German prosecutors could wrap up an investigation into alleged market manipulation by senior Volkswagen AG executives this year, prosecutors said on Thursday after ordering the car maker to pay €1-billion (US$1.16-billion) to settle emissions cheating claims.
On Wednesday, Braunschweig prosecutors fined Volkswagen for management lapses in failing to prevent cheating of diesel emissions tests, one of the biggest ever penalties imposed by German authorities against a company.
The €1-billion is not included in the €25.8-billion that Europe’s biggest car maker has so far set aside to cover costs related to its 2015 admission that it cheated on U.S. diesel emissions tests, and so it will hit earnings, analysts at Evercore ISI said.
German prosecutors are also investigating whether senior Volkswagen executives including chairman Hans Dieter Poetsch and chief executive Herbert Diess informed investors in a timely fashion about the size of potential fines faced by the car maker for cheating U.S. emissions tests.
The company denies any wrongdoing by its executives.
“On market manipulation, it is possible that there will be a decision this year. A decision does not necessarily mean bringing charges, it could mean closing the proceedings,” Braunschweig prosecutor Klaus Ziehe said at a news conference.

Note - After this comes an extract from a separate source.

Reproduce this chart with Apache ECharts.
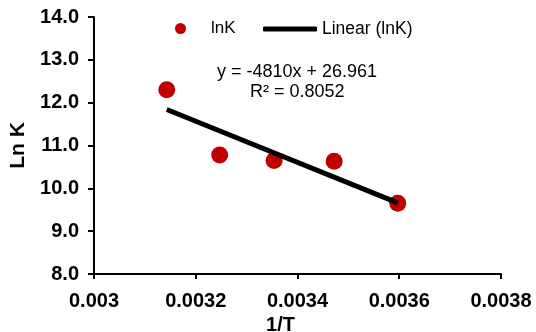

In a filing submitted to a Braunschweig court on Feb. 28, Volkswagen argued it did not violate ad hoc disclosure rules because it did not understand the scope of potential fines and claims faced by the company.
Four days before U.S. regulators blew the whistle on Volkswagen, Mr. Poetsch – the company’s chief financial officer at the time – saw the potential financial risk from emissions violations at €150-million, the court filing shows.
U.S. authorities disclosed Volkswagen’s systematic emissions cheating on Sept. 18, 2015, sparking the biggest business scandal in the company’s history and triggering a crackdown on emissions across the industry.